Blue Coast shut down operations after a directive from Ghana’s Veterinary Services Directorate in January 2017 restricted permits for the movement, slaughter and export of donkeys, but Liu has recently started re-building the abattoir.

“Some telling legacies of that abattoir include the obvious scarcity of donkeys and the feeling of utter loss and deprivation that becomes apparent when you talk to all whose lives were touched.”

“Its biggest legacy was to plant a culture of donkey theft and plunder. Attitudes have changed, and people don’t see donkeys only as working animals anymore. They see them as quick cash,” Hudu said.

“Donkeys sold into the hide trade in Africa, are often treated cruelly throughout the transportation and slaughter processes,” international equine welfare organization SPANA said in an assessment, released in January this year.

The organization noted Chinese profiteers had turned to Africa, after slaughter of China’s donkey populations, for donkey-hide glue, or Ejiao, had reduced its own donkey population, from 11-million in 1990 to 5.4-million in 2016. Ejiao is packaged and marketed as a treatment for various old age-related ailments.

“This trade is having a significant impact in a number of countries where SPANA works – for instance, Botswana’s donkey population decreased by 38% in two years,” the organization said.

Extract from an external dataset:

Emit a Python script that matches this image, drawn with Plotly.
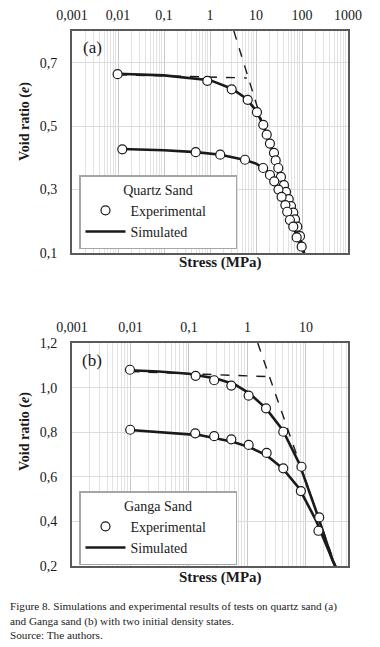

Oxpeckers’s investigations in various Southern, East and West African countries have shown that donkeys are critical to the livelihoods of many poor communities. In central and southern Mali, up to 2,000 donkeys are still sold at livestock markets a month for domestic uses such as ploughing, hauling loads and transporting water.

The increased demand for skins has raised the price of the animals by up to four times, making them unaffordable and incentivizing rampant theft.

“To close the illegal donkey meat and hide trade, the Ghanaian government must enforce border controls along the borders with Mali, Senegal and Burkina Faso,” Donyaepa’s Hudu said.

“Donkeys in West Africa can still be saved, but only if Ghana enacts and enforces laws to stop the smuggling and trading of stolen donkeys in the country.”